A corrida aconteceria no distante autódromo de Kyalami, mas os dois pilotos brasileiros, motivados pelo bom desempenho de suas máquinas nos treinos classificatórios, estavam se sentindo em casa na África do Sul. Embora com metas distintas, Nelson Piquet e Ayrton Senna respiravam o mesmo otimismo para o segundo GP da temporada de 1984.
Piquet mostrou sua intimidade com o circuito sul-africano e registrou a pole-position com direito a quebra de recorde oficial da pista: 1m04s871, velocidade média de 227,69 km/h.
Além de ser impulsionada pelo poderoso motor BMW, sua Brabham era equipada com pneus Michelin – de rendimento superior aos Goodyear de Keke Rosberg, da Williams, e Nigel Mansell, da Lotus, segundo e terceiro tempos. Por tudo isso, Piquet era o grande favorito em Kyalami.
Senna, por outro lado, tinha pretensões proporcionais as possibilidades de seu Toleman/Hart com pneus Pirelli – e, por isso, celebrou bastante a 13a posição no grid. A marca de 1m06s981 o posicionou a frente de Ricardo Patrese e Andreas de Cesaris, primeiro e segundo colocados da prova no ano anterior, e o deixou a apenas seis milésimos de segundo de Manfred Winkelhock, o mais rápido entre os que corriam com pneus Pirelli. A diferença era que o alemão da ATS tinha um motor BMW, ao menos 100 cv mais potente do que o Hart 415-T do brasileiro. De qualquer forma, para Senna, o maior objetivo era terminar a prova; chegar a zona de pontuação, em sua segunda disputa na Fórmula 1, seria a glória – que até poderia estar a seu alcance, por que não?
Estou muito entusiasmado para essa corrida. Meu carro está perfeitamente equilibrado e, mesmo com o tanque de combustível cheio, ele está mais estável e fácil de guiar que em qualquer momento do GP do Brasil, declarou Senna, elogiando os pneus Pirelli e acenando com uma possível estratégia para a prova. Eles não perderam a aderência mesmo quando gastos. Pode ser que na corrida eu nem pare para trocá-los.
APREENSÃO E ALÍVIO
Quatro horas antes da largada, durante os treinos livres da manhã de 7 de abril de 1984, um susto em Kyalami; a Osella de Piercarlo Ghinzani chocou-se a 220 km/h contra um guard-rail, em um impacto que fez o carro partir-se em dois e arder em chamas.

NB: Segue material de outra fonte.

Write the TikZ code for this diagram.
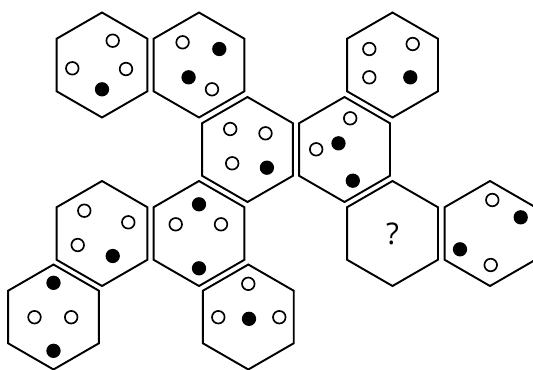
\documentclass[tikz,border=0pt]{standalone}
\usepackage{fontspec}
\setsansfont{Open Sans}
\usepackage{tikz}
\usetikzlibrary{shapes,positioning}

\tikzset{
  hexa/.style={draw, regular polygon, regular polygon sides=6, shape border rotate=30,
    minimum size=2.1cm, inner sep=0pt, line width=1.1pt},
  wdot/.style={draw, circle, fill=white, minimum size=0.252cm, inner sep=0pt, line width=0.95pt},
  bdot/.style={wdot, fill=black}
}

\begin{document}
\begin{tikzpicture}[x=0.02cm, y=-0.02cm]
  \useasboundingbox (0,0) rectangle (533,369);

  % hexagons
  \node[hexa] (topleft) at (102,65) {};
  \node[hexa] (topmid) at (199,65) {};
  \node[hexa] (topright) at (392.5,65) {};
  \node[hexa] (center) at (247.5,149.5) {};
  \node[hexa] (centerright) at (344.5,149.5) {};
  \node[hexa] (lowleft) at (102,233.5) {};
  \node[hexa] (lowmid) at (199,233.5) {};
  \node[hexa, font=\sffamily\fontsize{17}{19}\selectfont] (question) at (392.5,233.5) {?};
  \node[hexa] (lowright) at (490,233.5) {};
  \node[hexa] (bottomleft) at (53.5,317) {};
  \node[hexa] (bottommid) at (248.3,317) {};

  % dots
  \node[wdot] (topleft-a) at ([shift={(10.7,-24.3)}]topleft.center) {};
  \node[wdot] (topleft-b) at ([shift={(-29.7,3.3)}]topleft.center) {};
  \node[wdot] (topleft-c) at ([shift={(24,4)}]topleft.center) {};
  \node[bdot] (topleft-d) at ([shift={(0,24.3)}]topleft.center) {};

  \node[wdot] (topmid-a) at ([shift={(-16.4,-22.7)}]topmid.center) {};
  \node[bdot] (topmid-b) at ([shift={(20.3,-16)}]topmid.center) {};
  \node[bdot] (topmid-c) at ([shift={(-10.4,12.3)}]topmid.center) {};
  \node[wdot] (topmid-d) at ([shift={(13,24.3)}]topmid.center) {};

  \node[wdot] (topright-a) at ([shift={(-23.2,-16)}]topright.center) {};
  \node[wdot] (topright-b) at ([shift={(20.2,-21)}]topright.center) {};
  \node[wdot] (topright-c) at ([shift={(-23.2,12.3)}]topright.center) {};
  \node[bdot] (topright-d) at ([shift={(17.8,12.3)}]topright.center) {};

  \node[wdot] (center-a) at ([shift={(-17.3,-20.5)}]center.center) {};
  \node[wdot] (center-b) at ([shift={(18,-16.2)}]center.center) {};
  \node[wdot] (center-c) at ([shift={(-15.3,13.8)}]center.center) {};
  \node[bdot] (center-d) at ([shift={(19.4,18.2)}]center.center) {};

  \node[wdot] (centerright-a) at ([shift={(5.7,-31.2)}]centerright.center) {};
  \node[bdot] (centerright-b) at ([shift={(-6,-6.2)}]centerright.center) {};
  \node[wdot] (centerright-c) at ([shift={(-28.3,-0.2)}]centerright.center) {};
  \node[bdot] (centerright-d) at ([shift={(8.3,31.2)}]centerright.center) {};

  \node[wdot] (lowleft-a) at ([shift={(-17.7,-22.8)}]lowleft.center) {};
  \node[wdot] (lowleft-b) at ([shift={(26.3,-11.2)}]lowleft.center) {};
  \node[wdot] (lowleft-c) at ([shift={(-24.3,11.5)}]lowleft.center) {};
  \node[bdot] (lowleft-d) at ([shift={(10.7,22.5)}]lowleft.center) {};

  \node[bdot] (lowmid-a) at ([shift={(0,-29.2)}]lowmid.center) {};
  \node[wdot] (lowmid-b) at ([shift={(-23.3,-9.2)}]lowmid.center) {};
  \node[wdot] (lowmid-c) at ([shift={(22,-9.2)}]lowmid.center) {};
  \node[bdot] (lowmid-d) at ([shift={(0,34.8)}]lowmid.center) {};

  \node[wdot] (lowright-a) at ([shift={(2.3,-33.5)}]lowright.center) {};
  \node[bdot] (lowright-b) at ([shift={(30.7,-16.2)}]lowright.center) {};
  \node[bdot] (lowright-c) at ([shift={(-30,15.8)}]lowright.center) {};
  \node[wdot] (lowright-d) at ([shift={(0.7,31.5)}]lowright.center) {};

  \node[bdot] (bottomleft-a) at ([shift={(0,-34.2)}]bottomleft.center) {};
  \node[wdot] (bottomleft-b) at ([shift={(-19,0.2)}]bottomleft.center) {};
  \node[wdot] (bottomleft-c) at ([shift={(17.7,0.2)}]bottomleft.center) {};
  \node[bdot] (bottomleft-d) at ([shift={(0,33.8)}]bottomleft.center) {};

  \node[wdot] (bottommid-a) at ([shift={(0,-33.2)}]bottommid.center) {};
  \node[wdot] (bottommid-b) at ([shift={(-30,0.2)}]bottommid.center) {};
  \node[bdot] (bottommid-c) at ([shift={(0.7,1.8)}]bottommid.center) {};
  \node[wdot] (bottommid-d) at ([shift={(31,0.2)}]bottommid.center) {};
\end{tikzpicture}
\end{document}
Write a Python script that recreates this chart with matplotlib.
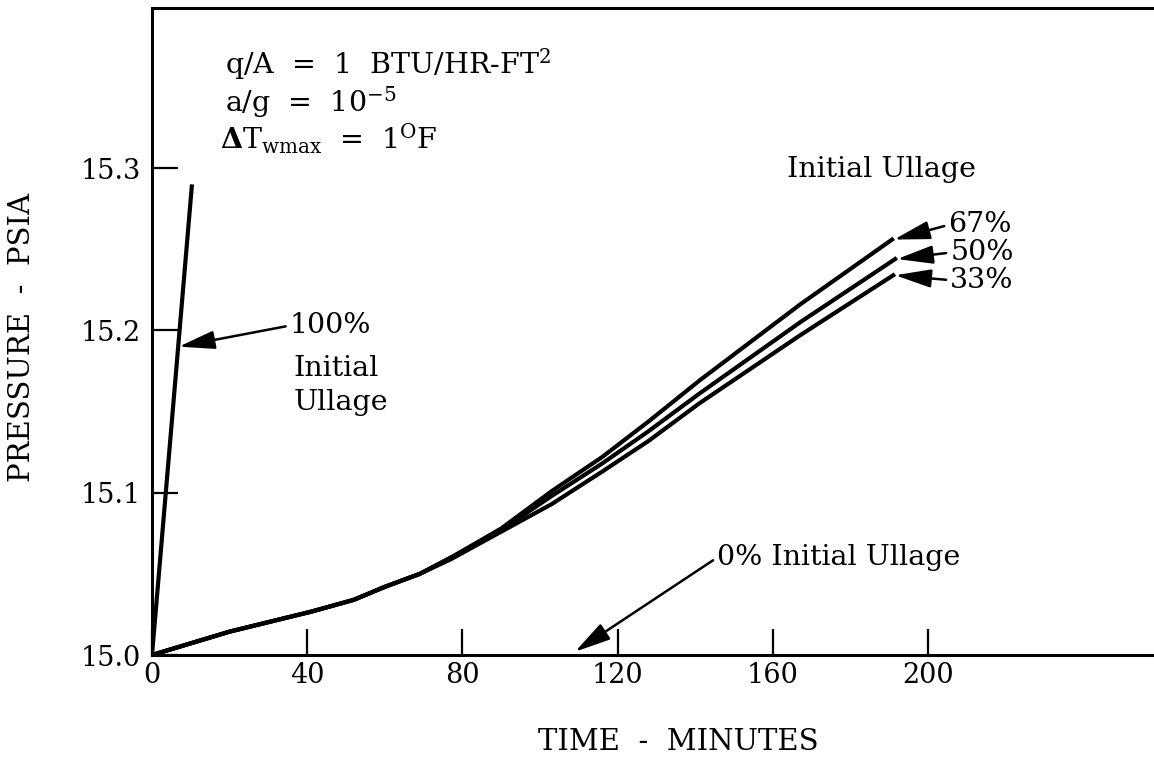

A lembrança do acidente que vitimara Ricardo Paletti – também italiano e também da Osella – no GP do Canadá de 1983, menos de um ano antes, foi inevitável. Milagrosamente, nada de mais sério aconteceu com Ghinzani, que sofreu apenas cortes e queimaduras leves.
DRAMA COM FINAL FELIZ
Quando os motores roncaram para o Grande Prêmio da África do Sul, os brasileiros perceberam, a duras penas, que o roteiro idealizado antes da corrida não seria encenado na prática.
Piquet liderava a prova até a 22a volta, quando parou para trocar os pneus; no retorno, voltou em sexto, recuperando as posições até chegar ao segundo lugar. Estava então atrás de Niki Lauda, da McLaren, e parecia que era questão de tempo para recuperar a ponta – mas, na 30a volta, voltou para o box da Brabham e abandonou, com problemas no turbo.
Senna, por outro lado, sofreu desde as primeiras voltas – mas teve seu esforço recompensado. Logo no início da prova, o bico da Toleman se soltou, deixando o carro pesado e duro de dirigir. Fiel a estratégia de não parar nos boxes, Ayrton pesou os riscos e manteve na pista.
Chegou a cair para o 15a colocação; no entanto, com as quebras e os pit stops dos pilotos que estavam a sua frente, avançou até o sétimo lugar, quando finalmente precisou parar também para trocar os pneus, a essa altura já impraticáveis. O brasileiro voltou na décima posição e contou com os abandonos de Jacques Lafitte, Stefan Bellof, Patrick Tambay e Michele Alboreto para cruzar a linha de chegada na tão almejada sexta colocação.
Ao chegar nos boxes, o esforço físico para controlar o carro finalmente cobrou seu tributo: esgotado, com dores nos ombros e câimbras no pescoço, Senna desmaiou e foi levado ao centro médico do autódromo, onde ficaria sob observação por quase duas horas.
Ele e seu primeiro pontinho na Fórmula 1. Valeu a pena.